Amargor de sonhos não realizados
O texto foi publicado no dia 14 de agosto de 1979 em “O Diário” e depois selecionado para o livro “Bom Dia – Crônicas do Autoexílio e da Prisão”.
Descobri estar de coração machucado. Talvez uma cicatriz muito recente que se abre quando menos espero. Não sei localizá-la, nem de que luta sobrou. A impressão que fica é a de uma bolsa de lágrimas que, a menor espetada, goteja. Ou sangra. Acho-a estranha, pois, antes, havia como que uma armadura que rechaçava pedras e lanças. Agora, até o pequenino alfinete faz doer. As cicatrizes abrem-se quando tocadas. As feridas sangram quando arranhadas. Confesso não saber quais são, mas devem ser antigas, tão antigas que se escondem debaixo da poeira do tempo e das caminhadas. Talvez sejam recordações que não quero ter, lembranças que não quero guardar. Mas ficam. Escondidas como uma semente que, de repente, brota, vem à luz, revolve a poeira ainda que devagarzinho.
A verdade é que a armadilha se rompeu e o coração ficou à mostra, indefeso, escancarado, aberto a todas as emoções. Por isso, alvejado e atingido. E se machuca nessa ânsia quase agônica de apenas querer amar, de não reconhecer rancores e nem de destilar ranços. Quando as pessoas se desnudam ou querem se despojar, acabam ficando vulneráveis. E o que percebo é a sensibilidade ter-se aguçado ainda mais, conflitando com a razão que convida a reações frias, impessoais. Não conseguirei, jamais, chegar à impessoalidade, à aparência neutra dos homens objetivos e práticos. Não quero e não tento. Se o fizesse, tudo seria artificial, não haveria autenticidade. Preciso apenas cicatrizar feridas, não deixar que sangrem, porque doem e fazem sofrer.
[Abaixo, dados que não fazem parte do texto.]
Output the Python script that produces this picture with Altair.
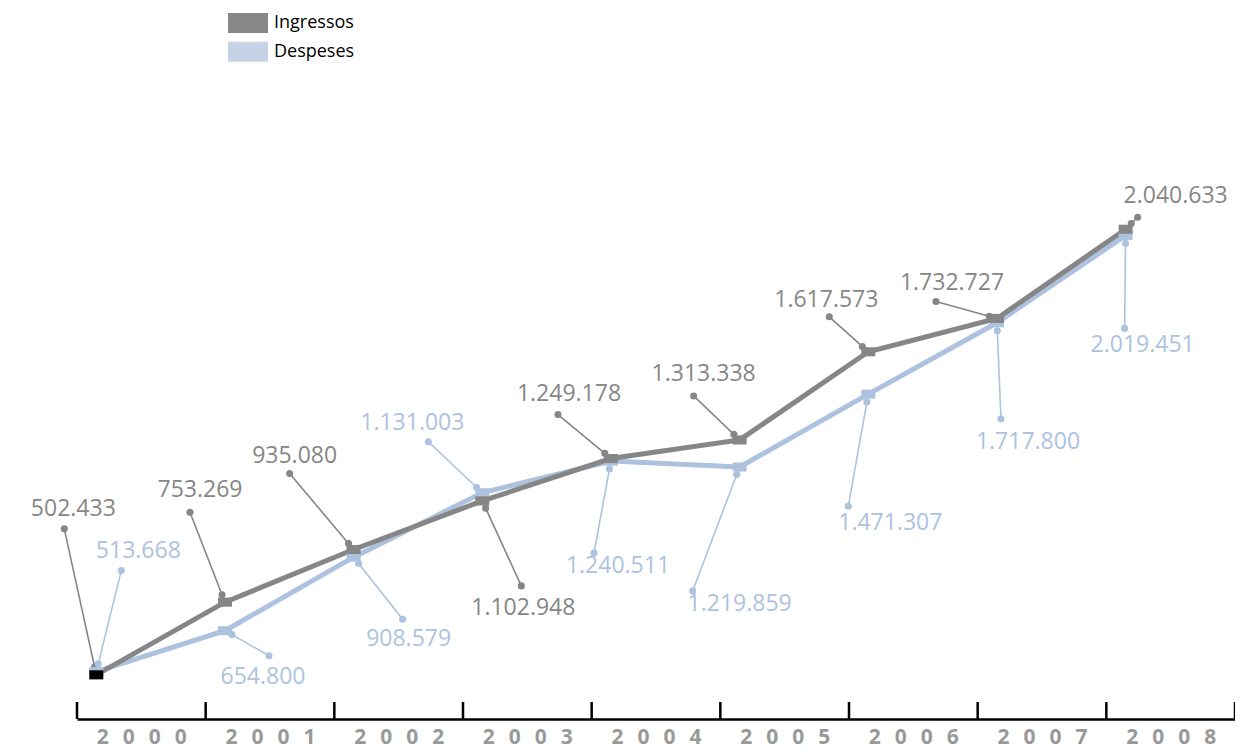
import math
import altair as alt
import pandas as pd

# ---------------- data ----------------
years = [2000, 2001, 2002, 2003, 2004, 2005, 2006, 2007, 2008]
ingressos = [502433, 753269, 935080, 1102948, 1249178, 1313338, 1617573, 1732727, 2040633]
despeses = [513668, 654800, 908579, 1131003, 1240511, 1219859, 1471307, 1717800, 2019451]
series_names = ["Ingressos", "Despeses"]
tick_years = [2000, 2001, 2002, 2003, 2004, 2005, 2006, 2007, 2008, 2009]

# ---------------- callout layout (pixels) ----------------
# offset from the data point to the label dot, and from the label dot to the text centre
ing_leader = [(-32, -146), (-35, -90), (-64, -76), (39, 85), (-53, -44), (-46, -44), (-39, -35), (-61, -17), (12, -12)]
ing_text = [(9, -20), (10, -22), (5, -18), (2, 22), (11, -21), (10, -22), (-3, -17), (16, -18), (38, -21)]
des_leader = [(25, -101), (44, 25), (49, 62), (-54, -51), (-17, 92), (-47, 124), (-20, 112), (4, 96), (-1, 93)]
des_text = [(17, -20), (-6, 21), (6, 20), (-16, -19), (24, 13), (47, 13), (42, 17), (27, 23), (18, 17)]

# ---------------- styling / scales ----------------
W, H = 1158, 646
PAD = {"left": 69, "top": 65, "right": 0, "bottom": 29}
X_DOMAIN = [2000, 2009]
Y_DOMAIN = [350000, 2580000]
X_SHIFT = 0.15  # points sit slightly inside each year band
PX_X = W / (X_DOMAIN[1] - X_DOMAIN[0])
PX_Y = H / (Y_DOMAIN[1] - Y_DOMAIN[0])
GRAY = "#868686"
BLUE = "#adc2df"
LEGEND_COLORS = ["#888888", "#c6d3e7"]
FONT = "Open Sans"


def fmt(v):
    return f"{v:,}".replace(",", ".")


rows = []
callouts = []
for name, vals, lead, txt in [("Ingressos", ingressos, ing_leader, ing_text),
                              ("Despeses", despeses, des_leader, des_text)]:
    for yr, v, (ldx, ldy), (tdx, tdy) in zip(years, vals, lead, txt):
        xp = yr + X_SHIFT
        rows.append({"series": name, "year": yr, "xpos": xp, "value": v})
        dist = math.hypot(ldx, ldy)
        ux, uy = ldx / dist, ldy / dist
        callouts.append({
            "series": name,
            "x_in": xp + 8 * ux / PX_X, "y_in": v - 8 * uy / PX_Y,
            "x_dot": xp + ldx / PX_X, "y_dot": v - ldy / PX_Y,
            "x_txt": xp + (ldx + tdx) / PX_X, "y_txt": v - (ldy + tdy) / PX_Y,
            "label": fmt(v),
        })

pts = pd.DataFrame(rows)
cal = pd.DataFrame(callouts)
ticks = pd.DataFrame({"tick": tick_years})

xs = alt.Scale(domain=X_DOMAIN, nice=False, zero=False)
ys = alt.Scale(domain=Y_DOMAIN, nice=False, zero=False)
cs = alt.Scale(domain=series_names, range=[GRAY, BLUE])
x_axis = alt.Axis(
    values=[y + 0.5 for y in years],
    labelExpr="join(split(format(floor(datum.value), 'd'), ''), '\u2002\u2009')",
    ticks=False, grid=False, domain=True, domainColor="black", domainWidth=2.5,
    labelFont=FONT, labelFontSize=21, labelFontWeight="bold", labelColor="#999999",
    labelPadding=7, labelBaseline="top", title=None,
)


def X(field):
    return alt.X(field, type="quantitative", scale=xs, axis=x_axis, title=None)


def Y(field):
    return alt.Y(field, type="quantitative", scale=ys, axis=None, title=None)


color = alt.Color("series:N", scale=cs, legend=None)

base_pts = alt.Chart(pts)
base_cal = alt.Chart(cal)

line_d = base_pts.transform_filter("datum.series == 'Despeses'").mark_line(strokeWidth=5).encode(
    x=X("xpos"), y=Y("value"), color=color, order="year:Q")
line_i = base_pts.transform_filter("datum.series == 'Ingressos'").mark_line(strokeWidth=5).encode(
    x=X("xpos"), y=Y("value"), color=color, order="year:Q")

leaders = base_cal.mark_rule(strokeWidth=1.6).encode(
    x=X("x_in"), y=Y("y_in"), x2="x_dot", y2="y_dot", color=color)
dots_in = base_cal.mark_circle(size=50, opacity=1).encode(x=X("x_in"), y=Y("y_in"), color=color)
dots_out = base_cal.mark_circle(size=50, opacity=1).encode(x=X("x_dot"), y=Y("y_dot"), color=color)

marker_shape = "M-1,-0.65H1V0.65H-1Z"
marker_color = alt.condition("datum.year == 2000 && datum.series == 'Ingressos'",
                             alt.value("black"), alt.Color("series:N", scale=cs, legend=None))
markers_d = base_pts.transform_filter("datum.series == 'Despeses'").mark_point(
    shape=marker_shape, filled=True, size=196, opacity=1).encode(
    x=X("xpos"), y=Y("value"), color=marker_color)
markers_i = base_pts.transform_filter("datum.series == 'Ingressos'").mark_point(
    shape=marker_shape, filled=True, size=196, opacity=1).encode(
    x=X("xpos"), y=Y("value"), color=marker_color)

labels = base_cal.mark_text(font=FONT, fontSize=23, align="center", baseline="middle").encode(
    x=X("x_txt"), y=Y("y_txt"), text="label:N", color=color)

tick_rules = alt.Chart(ticks).mark_rule(color="black", strokeWidth=2.5).encode(
    x=X("tick"), y=alt.value(H - 17), y2=alt.value(H))

legend_layer = base_pts.mark_point(
    shape="M-2,-1H2V1H-2Z", filled=True, size=0, opacity=1).encode(
    x=X("xpos"), y=Y("value"),
    fill=alt.Fill("series:N", scale=alt.Scale(domain=series_names, range=LEGEND_COLORS),
                  legend=alt.Legend(
                      title=None, orient="none", legendX=161, legendY=-60,
                      symbolType="M-2,-1H2V1H-2Z", symbolSize=400, symbolStrokeWidth=0,
                      symbolOpacity=1, labelFont=FONT, labelFontSize=18, labelColor="black",
                      labelOffset=16, rowPadding=8.7, padding=0)))

chart = alt.layer(
    legend_layer, line_d, line_i, leaders, dots_in, dots_out, markers_d, markers_i, labels, tick_rules
).properties(
    width=W, height=H,
    padding=PAD,
    autosize=alt.AutoSizeParams(type="none"),
    background="white",
).configure_view(stroke=None)

chart.save("out.html", embed_options={"renderer": "svg", "actions": False})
O presente é a soma de todos os retalhos do passado. Não há como fugir deles, pois são tantos os pedaços e tantos os retalhos que eu não teria minha própria história se conseguisse me libertar de todos eles. E o problema está aí, em não querer que certas lembranças aflorem, que algumas recordações retornem. Houve tanta coisa inútil, tanta luta estéril, tanto ideal desperdiçado, tanta força despendida – que me canso apenas com as lembranças. Estou carregando comigo uma sensação quase permanente de mediocridade, a impressão de que convivi, tão longamente, com tanta lama, que, mesmo limpando-me, enxaguando-me, purificando-me, o cheiro me acompanha. É um cheiro de amargura e de melancolia. Pois não quero olhar pra trás e não consigo.
A terra que eu amei continua sendo meu grande amor. Nela é que eu vim para a vida, nela construí meu lar, nela tive meus filhos, nela deixei meus amigos, momentos inesquecíveis de minha história. E as lembranças que me acompanham não são, desgraçadamente, as mais felizes, e, sim, as mais tristes. Por isso, ainda machucado, o coração sangra, a tristeza de ouvir uma única palavra e, através dela, reviver tudo: as lutas inúteis, os combates estéreis, gritos sem eco. “Eles continuam firmes” – disse-me um amigo. E bastou-me isso. Se “eles” continuam firmes é porque a vitória continua sorrindo para a indignidade.
E não entendo e não compreendo e minha inteligência não consegue conceber como foi possível chegar onde chegamos. É possível que seja assim tão amarga e pesada a pena pelo crime de omissão? Para mim, há apenas duas maneiras de ser plenamente feliz e nenhuma me é possível: estar aí, sem o presente; ficar por aqui, sem o passado. Cada um amarga seus sonhos não realizados. Estou amargando os meus. Bom dia.